Zillow's estimate of a home's value, called the Zestimate, can be powerful: Some homeowners track them like a stock, and when it gets to a certain point, they may decide to sell. Home shoppers gauge the estimate against the list price of a home. Others use it just to gawk at their neighbor's home values.

But it's far from perfect: In Seattle, the Zestimate is off by a median of 4.7 percent compared to the actual sale price, according to the company — a $35,000 difference on the typical house. Real estate brokers have long complained that the numbers give sellers, in particular, a distorted view of their home's true worth.

Now the Zestimate, that little number that appears at the top of every home's Zillow page and updates daily, is in line to get more accurate.

Last week, the Seattle-based company awarded a $1 million prize to the winners of a public contest to improve its algorithm. The winning team, three guys from Raleigh, Toronto and Morocco who teamed up despite never having met in person, came up with a way to beat Zillow's own data scientists to a better estimate.

The contest started a year and a half ago with 3,800 teams from 91 countries and was narrowed down to 100 finalists last year. The teams were given seven years' worth of data on a sample of millions of homes across the country and were tested to see how closely their estimated values for each home matched up with the actual sale prices of homes that sold in the ensuing months.

Jordan Meyer, the American on the winning team, reduced his workload at his day job as CTO of an analytics company and poured about six hours a day into the contest, communicating with his teammates, Moroccan computer science professor Chahhou Mohamed and Canadian artificial intelligence startup founder Nima Shahbazi, on the messaging application Slack.

Meyer started by finding every data source he could — the exact longitude and latitude of houses could be used to determine the proximity to streets and therefore determine noise near the house. Slight differences in distance from a body of water could influence a home price by thousands of dollars. In the end each home had hundreds of different data points.

But the strategy that set them apart was trying wildly different algorithms and merging the ones that worked together to get the best blended average.

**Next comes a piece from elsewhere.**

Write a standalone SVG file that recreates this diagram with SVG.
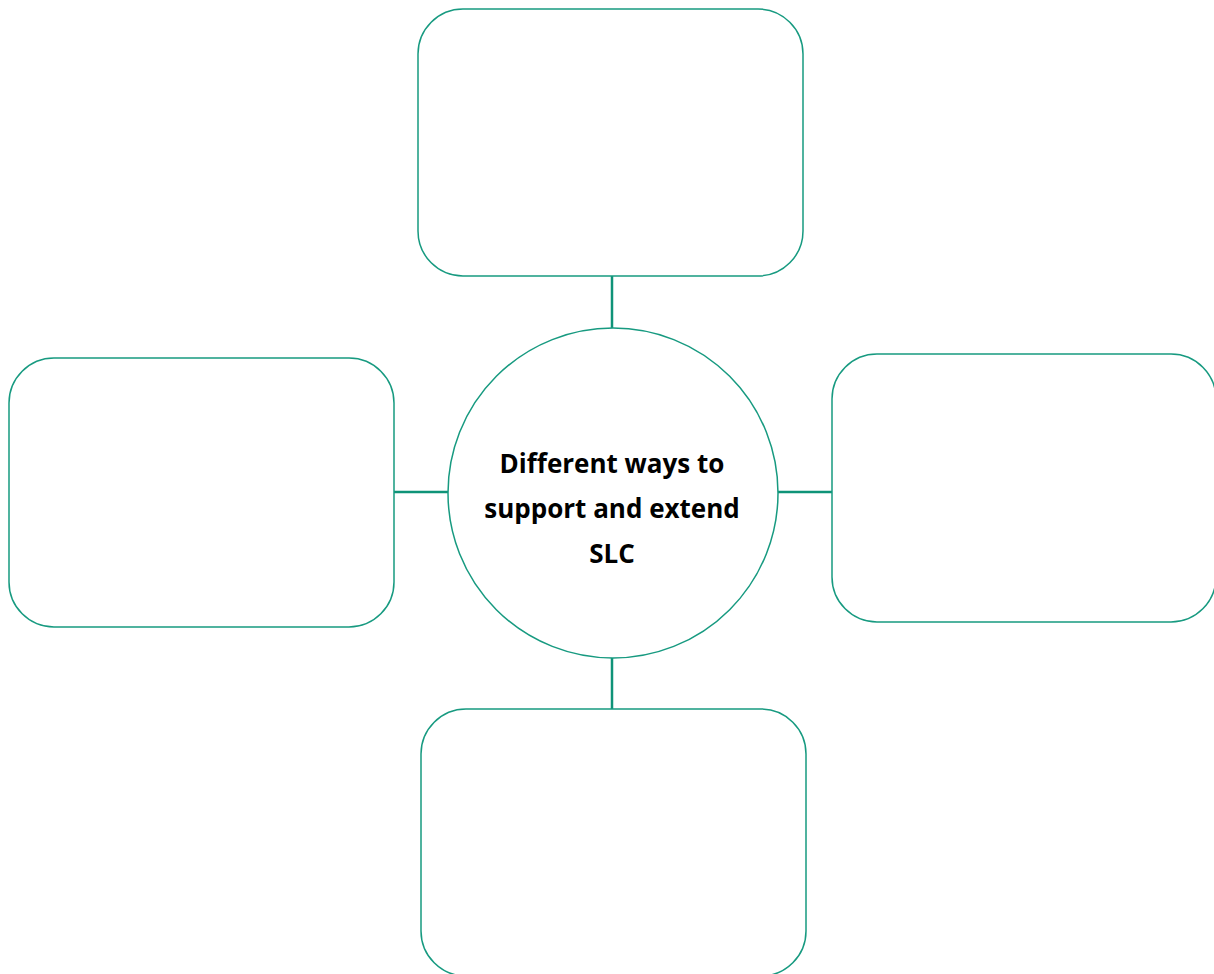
<svg xmlns="http://www.w3.org/2000/svg" width="1214" height="974" viewBox="0 0 1214 974">
<style>
.box{fill:#ffffff;stroke:#179a80;stroke-width:1.5}
.conn{stroke:#0f9378;stroke-width:2.5;fill:none}
.lbl{font-family:"Open Sans","Liberation Sans",Arial,sans-serif;font-weight:bold;font-size:26px;fill:#000000;text-anchor:middle}
</style>
<rect width="1214" height="974" fill="#ffffff"/>
<g id="connectors">
<line class="conn" x1="612" y1="276" x2="612" y2="328"/>
<line class="conn" x1="612" y1="658" x2="612" y2="709"/>
<line class="conn" x1="394" y1="492" x2="448" y2="492"/>
<line class="conn" x1="778" y1="492" x2="832" y2="492"/>
</g>
<g id="node-top"><rect class="box" x="418" y="9" width="385" height="267" rx="45" ry="45"/></g>
<g id="node-left"><rect class="box" x="9" y="358" width="385" height="269" rx="45" ry="45"/></g>
<g id="node-right"><rect class="box" x="832" y="354" width="384" height="268" rx="45" ry="45"/></g>
<g id="node-bottom"><rect class="box" x="421" y="709" width="385" height="267" rx="45" ry="45"/></g>
<g id="node-center">
<circle class="box" cx="613" cy="493" r="165"/>
<text class="lbl" x="612" y="473">Different ways to</text>
<text class="lbl" x="612" y="518">support and extend</text>
<text class="lbl" x="612" y="563">SLC</text>
</g>
</svg>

"It was extremely hard," Meyer said in an interview. He called the process "relentless experimentation" and echoed Shahbazi, who said in a statement: "For every idea that worked, there were a hundred that didn't work. But we kept going."

Zillow has slowly improved its Zestimate from a median error rate of 14 percent when it started in 2006 to 5.7 percent when the contest began in mid-2017. It's now down to 4.5 percent nationally (it's higher in some cities and lower in others), and once the winners' tweaks to the algorithm are incorporated, the company expects the error rate to dip to about 4 percent.

Humans are still better than machines. Homes nationally sell on average for about 2 percent less than the list price set by brokers, according to data from Redfin. Brokers have access to information that an algorithm often doesn't — the Zestimate relies on publicly available data and voluntary input from homeowners, which can give an incomplete picture of a house.

"There are way too many factors for a certain algorithm to work," said Sam Mansour, a managing broker with John L. Scott in Lynnwood, Wash. He said he constantly has to battle with clients who cling to their Zestimate. "I've been to homes and people say, 'my Zestimate is worth X amount,' and I'm like, 'no, no.' "

Mansour said the biggest factor a computer can't track is the emotional appeal of a home, which can vary wildly from buyer to buyer and is a primary driver in how much people offer.

The winners of the prize agreed to split their $1 million share evenly. As for what Meyer will do with his cut?

"I'll be investing in real estate for sure," he said.